Originally Posted by swanlee
Thing is who is going to spends thousands of dollars on a state of the art Pre\\pro just
to play mp3's on them?
That's like asking who is going to spend tens of thousands of dollars to buy a Lexus just
to listen to a Mark Levinson car audio system? While the Levinson car system is a desirable feature, enough to be promoted in commercials and marketing material as a selling point, it is not the sole reason to buy a Lexus. Likewise, a restorer feature is not the sole reason to buy the next Lexicon flagship, but it is a desirable enough feature that Harman thought it worth mentioning publicly.
And who will be in the market for mutli thousand dollar pre\\pro's and say well this one makes mp3's better so I'll buy this one instead.
You're acting asthough Lexicon built the MP-20 around a restorer feature and customers will make their buying decision around that single feature. It's merely a checklist item for newer pre-pros and receivers, which other manufacturers have already implemented, being used as a strawman in this thread.

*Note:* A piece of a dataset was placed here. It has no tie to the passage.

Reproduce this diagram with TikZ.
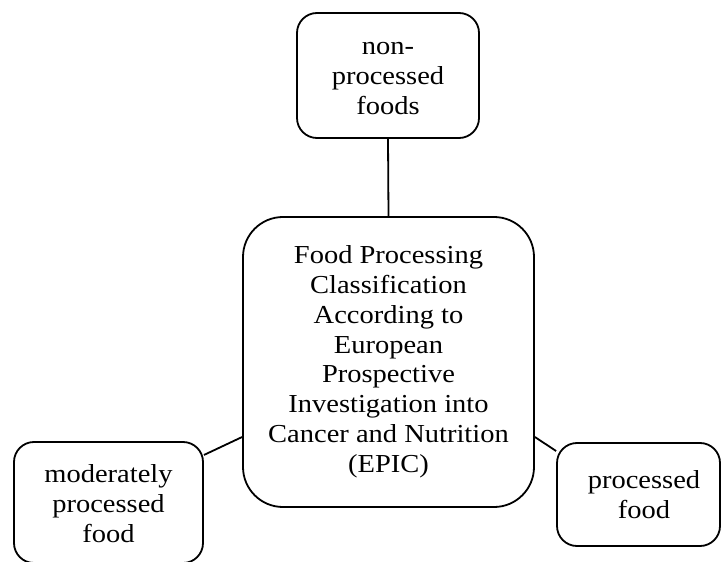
\documentclass[tikz,border=0pt]{standalone}
\usepackage{fontspec}
\setmainfont{Liberation Serif}[FakeStretch=1.1]
\newcommand\boxtext[2]{\raisebox{#1}[\height][\depth]{\begin{tabular}{@{}c@{}}#2\end{tabular}}}
\begin{document}
\begin{tikzpicture}[x=1bp,y=-1bp,
  box/.style={draw, line width=1.8bp, rectangle, rounded corners=#1, inner sep=0pt,
    font=\fontsize{26}{30}\selectfont},
  link/.style={line width=1.8bp}]
\useasboundingbox (0,0) rectangle (721,562);
\node[box=20bp, minimum width=182bp, minimum height=125bp] (top) at (388,75.5)
  {\boxtext{-3bp}{non-\\processed\\foods}};
\node[box=40bp, minimum width=291bp, minimum height=290bp] (mid) at (388.5,362)
  {\boxtext{0bp}{Food Processing\\Classification\\According to\\European\\Prospective\\Investigation into\\Cancer and Nutrition\\(EPIC)}};
\node[box=20bp, minimum width=189bp, minimum height=121bp] (left) at (108.5,502.5)
  {\boxtext{-4bp}{moderately\\processed\\food}};
\node[box=20bp, minimum width=163bp, minimum height=103bp] (right) at (638.5,494.5)
  {\hspace*{11bp}\boxtext{-3bp}{processed\\food}};
\draw[link] (top.south) -- (mid.north);
\draw[link] ([yshift=47.5bp]left.east) -- ([yshift=-75bp]mid.west);
\draw[link] ([yshift=-75bp]mid.east) -- ([yshift=43.5bp]right.west);
\end{tikzpicture}
\end{document}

Still, to answer your question about who would buy a pre-pro that makes compressed music sound better: certainly more people than would buy a pre-pro to make lossless audio sound better. Most people don't even know what that means. By comparison, a wide range of people (from those buying the cheapest HTiBs to those buying the most expensive separates) likely listen to compressed music. And, if it really were a desirable feature, apodizing filters would be more popular than restorer features. But that's not the case.
I would also just hope this technology could also be used to extract something out of lossless audio
What do you mean "something"? What exactly do you think is missing from lossless audio that needs to be extracted?